◆ DESCRIPTION OF THE TASK:
Find each line with the string "this" and report it.

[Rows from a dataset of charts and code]

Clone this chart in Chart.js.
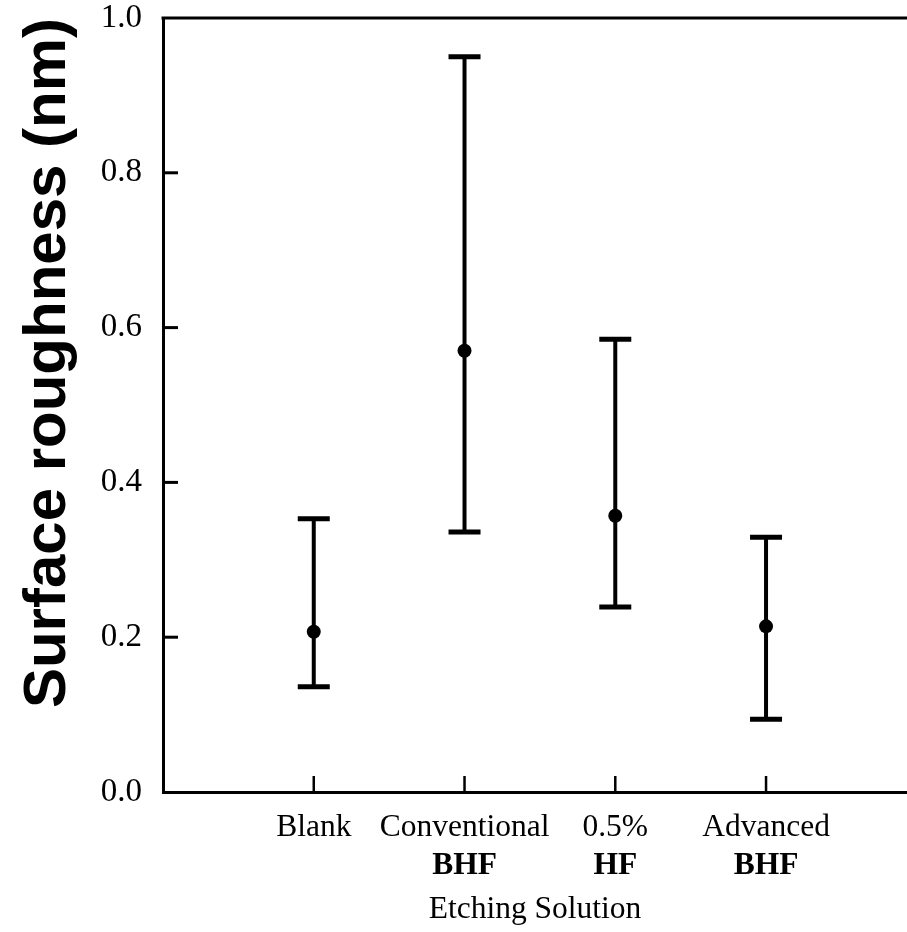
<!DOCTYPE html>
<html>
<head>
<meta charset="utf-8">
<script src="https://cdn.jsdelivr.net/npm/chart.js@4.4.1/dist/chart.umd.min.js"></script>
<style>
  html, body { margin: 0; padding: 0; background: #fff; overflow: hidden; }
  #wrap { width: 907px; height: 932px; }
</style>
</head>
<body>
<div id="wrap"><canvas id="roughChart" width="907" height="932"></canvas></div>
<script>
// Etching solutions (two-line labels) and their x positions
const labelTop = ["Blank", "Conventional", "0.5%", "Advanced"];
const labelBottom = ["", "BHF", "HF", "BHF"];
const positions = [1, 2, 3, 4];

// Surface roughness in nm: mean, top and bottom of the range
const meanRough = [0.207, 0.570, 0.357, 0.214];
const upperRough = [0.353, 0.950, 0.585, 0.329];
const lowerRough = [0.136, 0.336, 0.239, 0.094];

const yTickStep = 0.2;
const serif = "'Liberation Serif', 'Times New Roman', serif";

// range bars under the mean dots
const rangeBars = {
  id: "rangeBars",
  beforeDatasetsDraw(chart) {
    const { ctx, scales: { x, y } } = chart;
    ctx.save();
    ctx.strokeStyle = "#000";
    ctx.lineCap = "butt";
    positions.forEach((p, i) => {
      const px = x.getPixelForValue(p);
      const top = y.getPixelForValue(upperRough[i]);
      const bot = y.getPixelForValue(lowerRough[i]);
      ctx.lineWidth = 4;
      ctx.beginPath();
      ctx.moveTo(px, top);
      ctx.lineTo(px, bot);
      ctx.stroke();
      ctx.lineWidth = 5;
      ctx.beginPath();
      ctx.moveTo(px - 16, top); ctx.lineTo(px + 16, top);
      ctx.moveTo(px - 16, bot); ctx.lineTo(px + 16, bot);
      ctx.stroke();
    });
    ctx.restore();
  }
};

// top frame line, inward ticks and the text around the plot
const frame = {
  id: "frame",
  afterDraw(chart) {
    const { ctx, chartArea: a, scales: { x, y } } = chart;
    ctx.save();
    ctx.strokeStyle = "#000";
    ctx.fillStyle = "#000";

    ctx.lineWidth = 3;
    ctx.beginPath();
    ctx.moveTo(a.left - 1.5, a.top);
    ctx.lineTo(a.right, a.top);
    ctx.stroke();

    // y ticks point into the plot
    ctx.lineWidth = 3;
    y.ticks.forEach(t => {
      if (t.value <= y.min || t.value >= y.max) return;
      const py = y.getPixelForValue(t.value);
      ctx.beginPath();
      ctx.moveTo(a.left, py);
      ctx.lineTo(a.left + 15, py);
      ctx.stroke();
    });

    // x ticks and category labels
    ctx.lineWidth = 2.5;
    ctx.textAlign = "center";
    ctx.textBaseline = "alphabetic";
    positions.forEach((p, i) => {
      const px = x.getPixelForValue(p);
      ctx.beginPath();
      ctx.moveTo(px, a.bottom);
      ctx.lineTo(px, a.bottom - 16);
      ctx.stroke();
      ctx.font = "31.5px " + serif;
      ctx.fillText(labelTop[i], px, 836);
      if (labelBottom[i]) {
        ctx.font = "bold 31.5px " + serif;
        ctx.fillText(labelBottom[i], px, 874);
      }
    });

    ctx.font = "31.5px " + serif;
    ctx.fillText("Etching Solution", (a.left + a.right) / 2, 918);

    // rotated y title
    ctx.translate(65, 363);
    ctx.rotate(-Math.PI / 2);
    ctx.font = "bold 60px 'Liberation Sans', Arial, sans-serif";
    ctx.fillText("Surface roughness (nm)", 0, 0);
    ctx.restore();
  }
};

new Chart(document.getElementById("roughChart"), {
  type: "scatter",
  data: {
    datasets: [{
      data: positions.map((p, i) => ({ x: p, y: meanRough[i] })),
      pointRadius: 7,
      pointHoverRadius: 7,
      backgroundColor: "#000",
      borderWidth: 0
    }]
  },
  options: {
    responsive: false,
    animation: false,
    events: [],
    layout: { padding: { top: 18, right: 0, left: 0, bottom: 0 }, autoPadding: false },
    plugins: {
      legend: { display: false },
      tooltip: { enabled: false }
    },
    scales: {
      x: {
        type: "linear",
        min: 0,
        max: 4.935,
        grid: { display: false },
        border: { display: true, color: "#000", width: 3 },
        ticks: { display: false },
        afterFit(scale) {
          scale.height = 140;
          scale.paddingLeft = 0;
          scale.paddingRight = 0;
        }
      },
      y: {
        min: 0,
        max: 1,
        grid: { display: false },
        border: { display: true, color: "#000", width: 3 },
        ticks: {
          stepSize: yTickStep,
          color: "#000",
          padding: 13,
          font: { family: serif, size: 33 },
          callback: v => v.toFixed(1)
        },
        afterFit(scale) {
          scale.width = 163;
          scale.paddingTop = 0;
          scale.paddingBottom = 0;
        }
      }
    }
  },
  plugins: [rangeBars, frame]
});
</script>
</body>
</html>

...

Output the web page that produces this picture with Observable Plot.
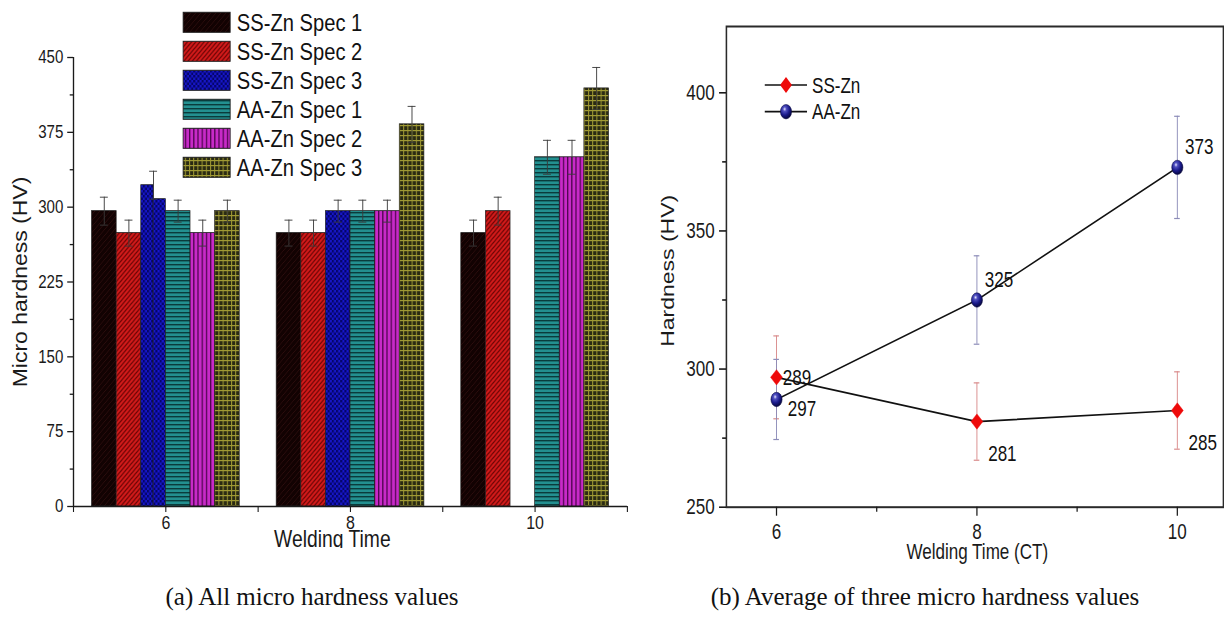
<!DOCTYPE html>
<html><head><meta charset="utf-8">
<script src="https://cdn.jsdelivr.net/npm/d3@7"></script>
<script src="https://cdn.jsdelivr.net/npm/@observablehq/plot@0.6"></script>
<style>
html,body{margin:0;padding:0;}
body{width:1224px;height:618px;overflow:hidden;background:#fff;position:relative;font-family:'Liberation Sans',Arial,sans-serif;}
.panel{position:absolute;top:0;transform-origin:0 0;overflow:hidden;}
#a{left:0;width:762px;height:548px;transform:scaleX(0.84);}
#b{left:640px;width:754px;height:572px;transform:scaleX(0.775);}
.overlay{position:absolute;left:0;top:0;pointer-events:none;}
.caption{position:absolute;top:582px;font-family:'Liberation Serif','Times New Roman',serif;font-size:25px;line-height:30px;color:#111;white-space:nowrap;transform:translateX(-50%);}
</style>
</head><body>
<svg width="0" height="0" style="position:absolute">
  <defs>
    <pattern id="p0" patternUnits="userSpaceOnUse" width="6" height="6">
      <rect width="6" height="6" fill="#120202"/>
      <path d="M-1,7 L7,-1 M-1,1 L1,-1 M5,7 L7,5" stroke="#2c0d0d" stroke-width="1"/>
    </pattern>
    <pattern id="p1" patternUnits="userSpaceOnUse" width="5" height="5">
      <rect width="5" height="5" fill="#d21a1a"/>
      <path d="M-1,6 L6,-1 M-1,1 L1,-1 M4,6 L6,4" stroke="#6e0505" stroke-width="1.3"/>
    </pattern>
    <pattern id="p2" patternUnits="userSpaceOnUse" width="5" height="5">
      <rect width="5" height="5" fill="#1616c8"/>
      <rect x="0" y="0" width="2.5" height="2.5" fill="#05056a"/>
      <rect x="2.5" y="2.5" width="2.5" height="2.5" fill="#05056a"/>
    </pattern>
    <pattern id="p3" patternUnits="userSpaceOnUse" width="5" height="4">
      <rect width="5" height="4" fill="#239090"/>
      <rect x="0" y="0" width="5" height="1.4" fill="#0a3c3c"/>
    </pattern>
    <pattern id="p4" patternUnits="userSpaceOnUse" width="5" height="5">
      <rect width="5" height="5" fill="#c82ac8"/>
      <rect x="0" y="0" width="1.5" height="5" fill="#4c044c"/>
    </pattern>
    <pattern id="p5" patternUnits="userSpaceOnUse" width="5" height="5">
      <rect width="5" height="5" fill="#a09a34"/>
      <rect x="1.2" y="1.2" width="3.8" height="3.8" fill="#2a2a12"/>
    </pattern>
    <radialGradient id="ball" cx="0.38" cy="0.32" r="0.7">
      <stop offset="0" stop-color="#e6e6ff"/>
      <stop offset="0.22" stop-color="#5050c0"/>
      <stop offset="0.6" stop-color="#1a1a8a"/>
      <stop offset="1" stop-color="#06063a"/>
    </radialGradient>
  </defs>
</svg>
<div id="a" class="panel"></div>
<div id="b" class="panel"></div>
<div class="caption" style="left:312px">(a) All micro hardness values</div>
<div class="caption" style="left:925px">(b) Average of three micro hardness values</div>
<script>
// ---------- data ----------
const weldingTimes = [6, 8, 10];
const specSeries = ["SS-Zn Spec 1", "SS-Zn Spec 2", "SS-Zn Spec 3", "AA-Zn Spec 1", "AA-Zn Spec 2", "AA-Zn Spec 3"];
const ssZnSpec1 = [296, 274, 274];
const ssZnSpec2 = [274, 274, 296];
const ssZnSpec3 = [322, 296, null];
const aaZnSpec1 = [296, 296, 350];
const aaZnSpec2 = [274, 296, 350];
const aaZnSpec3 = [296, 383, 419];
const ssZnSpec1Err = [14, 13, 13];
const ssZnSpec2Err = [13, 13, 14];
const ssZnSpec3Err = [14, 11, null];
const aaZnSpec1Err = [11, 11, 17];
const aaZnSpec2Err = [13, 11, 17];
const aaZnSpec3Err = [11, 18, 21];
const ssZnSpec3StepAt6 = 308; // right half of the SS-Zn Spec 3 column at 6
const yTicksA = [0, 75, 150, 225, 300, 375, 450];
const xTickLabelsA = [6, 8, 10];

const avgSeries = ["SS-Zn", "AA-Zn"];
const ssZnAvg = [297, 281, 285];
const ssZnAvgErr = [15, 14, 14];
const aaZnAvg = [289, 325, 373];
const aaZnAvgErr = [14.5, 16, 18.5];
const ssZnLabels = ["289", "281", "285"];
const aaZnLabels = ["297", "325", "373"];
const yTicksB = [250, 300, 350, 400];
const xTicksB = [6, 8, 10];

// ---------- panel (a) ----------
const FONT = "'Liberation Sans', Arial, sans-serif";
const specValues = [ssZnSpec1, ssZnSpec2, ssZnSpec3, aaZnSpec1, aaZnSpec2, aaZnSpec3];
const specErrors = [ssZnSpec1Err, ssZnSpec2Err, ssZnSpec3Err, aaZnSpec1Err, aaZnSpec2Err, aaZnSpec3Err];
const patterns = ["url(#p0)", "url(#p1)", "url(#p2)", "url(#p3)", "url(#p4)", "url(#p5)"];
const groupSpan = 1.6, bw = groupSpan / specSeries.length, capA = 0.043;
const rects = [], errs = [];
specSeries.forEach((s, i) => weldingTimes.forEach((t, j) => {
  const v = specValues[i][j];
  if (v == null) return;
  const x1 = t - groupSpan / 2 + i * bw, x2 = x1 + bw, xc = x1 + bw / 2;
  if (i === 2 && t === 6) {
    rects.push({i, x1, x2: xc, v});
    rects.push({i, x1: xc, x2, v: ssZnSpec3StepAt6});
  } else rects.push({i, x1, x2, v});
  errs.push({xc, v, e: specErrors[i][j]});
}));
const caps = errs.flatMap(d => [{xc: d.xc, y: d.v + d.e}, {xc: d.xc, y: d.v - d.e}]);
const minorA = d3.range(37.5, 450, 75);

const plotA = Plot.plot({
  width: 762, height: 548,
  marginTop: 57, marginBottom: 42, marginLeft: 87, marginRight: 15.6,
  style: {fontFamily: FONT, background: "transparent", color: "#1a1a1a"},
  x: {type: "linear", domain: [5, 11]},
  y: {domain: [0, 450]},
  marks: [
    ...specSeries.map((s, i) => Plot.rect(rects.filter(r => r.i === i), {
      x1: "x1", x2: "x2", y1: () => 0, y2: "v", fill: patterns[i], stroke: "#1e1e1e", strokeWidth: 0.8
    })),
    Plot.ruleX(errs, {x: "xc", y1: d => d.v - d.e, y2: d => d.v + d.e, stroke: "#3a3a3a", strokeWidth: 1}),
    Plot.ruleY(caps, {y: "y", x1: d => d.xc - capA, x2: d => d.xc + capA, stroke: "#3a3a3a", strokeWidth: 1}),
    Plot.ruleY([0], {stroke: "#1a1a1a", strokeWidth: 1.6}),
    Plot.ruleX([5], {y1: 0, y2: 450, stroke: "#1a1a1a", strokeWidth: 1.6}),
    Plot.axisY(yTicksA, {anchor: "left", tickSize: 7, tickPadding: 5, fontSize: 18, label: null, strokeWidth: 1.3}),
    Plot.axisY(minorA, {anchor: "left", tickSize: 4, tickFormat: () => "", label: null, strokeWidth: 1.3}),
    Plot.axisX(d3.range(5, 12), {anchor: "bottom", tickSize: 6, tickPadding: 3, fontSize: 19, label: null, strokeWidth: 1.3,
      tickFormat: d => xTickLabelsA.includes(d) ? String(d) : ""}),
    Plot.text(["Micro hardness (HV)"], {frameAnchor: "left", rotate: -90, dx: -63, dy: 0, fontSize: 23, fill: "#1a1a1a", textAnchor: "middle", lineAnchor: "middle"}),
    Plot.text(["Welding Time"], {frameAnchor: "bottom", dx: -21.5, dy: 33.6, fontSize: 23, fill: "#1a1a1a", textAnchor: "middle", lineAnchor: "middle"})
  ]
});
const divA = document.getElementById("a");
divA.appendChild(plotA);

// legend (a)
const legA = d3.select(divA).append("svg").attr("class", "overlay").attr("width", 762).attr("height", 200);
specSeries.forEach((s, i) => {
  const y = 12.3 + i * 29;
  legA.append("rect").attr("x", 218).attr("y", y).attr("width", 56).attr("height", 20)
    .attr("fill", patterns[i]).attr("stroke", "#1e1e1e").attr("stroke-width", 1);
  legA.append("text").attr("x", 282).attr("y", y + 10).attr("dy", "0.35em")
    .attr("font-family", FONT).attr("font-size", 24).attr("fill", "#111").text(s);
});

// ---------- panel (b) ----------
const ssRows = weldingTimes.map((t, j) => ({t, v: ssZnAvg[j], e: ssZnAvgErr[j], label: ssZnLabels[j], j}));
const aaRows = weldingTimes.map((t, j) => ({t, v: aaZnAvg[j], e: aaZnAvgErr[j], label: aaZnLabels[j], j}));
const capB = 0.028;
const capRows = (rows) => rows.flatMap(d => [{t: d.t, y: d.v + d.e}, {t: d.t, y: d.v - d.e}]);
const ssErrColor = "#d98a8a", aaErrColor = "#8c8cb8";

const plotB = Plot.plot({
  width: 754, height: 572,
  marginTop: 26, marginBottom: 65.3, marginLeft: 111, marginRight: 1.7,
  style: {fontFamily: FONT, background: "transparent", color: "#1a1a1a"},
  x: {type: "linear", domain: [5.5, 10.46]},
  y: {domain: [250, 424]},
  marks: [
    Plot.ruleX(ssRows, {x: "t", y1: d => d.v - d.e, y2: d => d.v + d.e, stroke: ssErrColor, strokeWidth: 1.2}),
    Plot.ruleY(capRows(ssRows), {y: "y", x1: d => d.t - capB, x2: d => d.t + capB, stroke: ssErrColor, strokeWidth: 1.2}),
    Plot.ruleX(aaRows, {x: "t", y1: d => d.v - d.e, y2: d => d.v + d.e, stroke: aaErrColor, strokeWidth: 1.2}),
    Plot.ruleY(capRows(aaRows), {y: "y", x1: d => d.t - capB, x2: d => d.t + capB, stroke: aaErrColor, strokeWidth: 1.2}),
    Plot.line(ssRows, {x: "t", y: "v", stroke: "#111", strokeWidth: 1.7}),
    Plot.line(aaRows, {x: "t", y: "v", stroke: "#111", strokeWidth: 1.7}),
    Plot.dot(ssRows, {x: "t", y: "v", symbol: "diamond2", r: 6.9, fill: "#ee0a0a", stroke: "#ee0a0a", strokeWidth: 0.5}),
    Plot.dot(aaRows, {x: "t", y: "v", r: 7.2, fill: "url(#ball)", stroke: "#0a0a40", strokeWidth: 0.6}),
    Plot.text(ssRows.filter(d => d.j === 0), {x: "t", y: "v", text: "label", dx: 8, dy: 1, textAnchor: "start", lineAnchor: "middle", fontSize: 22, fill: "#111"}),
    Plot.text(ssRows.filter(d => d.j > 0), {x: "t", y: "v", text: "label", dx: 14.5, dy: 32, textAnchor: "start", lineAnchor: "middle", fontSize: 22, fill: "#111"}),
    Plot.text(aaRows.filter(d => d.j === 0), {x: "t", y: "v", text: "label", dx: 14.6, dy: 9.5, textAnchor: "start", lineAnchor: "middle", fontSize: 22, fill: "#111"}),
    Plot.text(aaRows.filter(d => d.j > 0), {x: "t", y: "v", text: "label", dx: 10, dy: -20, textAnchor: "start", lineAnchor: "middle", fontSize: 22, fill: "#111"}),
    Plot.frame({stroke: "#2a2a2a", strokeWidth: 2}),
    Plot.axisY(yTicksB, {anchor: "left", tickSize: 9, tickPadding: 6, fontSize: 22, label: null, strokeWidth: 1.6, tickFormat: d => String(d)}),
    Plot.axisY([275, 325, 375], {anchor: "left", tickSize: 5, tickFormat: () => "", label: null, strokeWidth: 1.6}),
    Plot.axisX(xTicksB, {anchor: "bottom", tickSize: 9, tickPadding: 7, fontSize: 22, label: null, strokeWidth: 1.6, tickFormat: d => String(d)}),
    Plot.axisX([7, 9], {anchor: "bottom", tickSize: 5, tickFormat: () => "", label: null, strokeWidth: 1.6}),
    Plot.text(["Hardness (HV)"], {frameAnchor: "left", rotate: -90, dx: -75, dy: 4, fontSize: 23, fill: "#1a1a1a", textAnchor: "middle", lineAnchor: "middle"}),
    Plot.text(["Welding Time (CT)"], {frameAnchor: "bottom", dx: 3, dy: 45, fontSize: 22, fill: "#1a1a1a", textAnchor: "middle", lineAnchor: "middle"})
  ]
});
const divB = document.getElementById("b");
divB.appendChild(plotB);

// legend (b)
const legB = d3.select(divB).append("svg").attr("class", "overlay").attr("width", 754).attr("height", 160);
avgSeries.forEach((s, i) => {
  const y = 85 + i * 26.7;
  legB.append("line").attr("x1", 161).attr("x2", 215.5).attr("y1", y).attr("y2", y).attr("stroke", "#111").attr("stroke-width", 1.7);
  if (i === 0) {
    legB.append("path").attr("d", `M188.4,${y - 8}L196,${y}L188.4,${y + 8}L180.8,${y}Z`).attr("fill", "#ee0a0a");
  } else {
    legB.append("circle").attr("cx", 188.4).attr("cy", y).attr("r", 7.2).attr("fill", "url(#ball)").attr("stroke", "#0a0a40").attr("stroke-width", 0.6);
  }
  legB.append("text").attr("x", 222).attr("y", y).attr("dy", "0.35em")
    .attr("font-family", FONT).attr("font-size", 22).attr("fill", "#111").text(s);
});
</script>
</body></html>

◆ REPLY:
Clone this chart in Chart.js.
Output the web page that produces this picture with Observable Plot.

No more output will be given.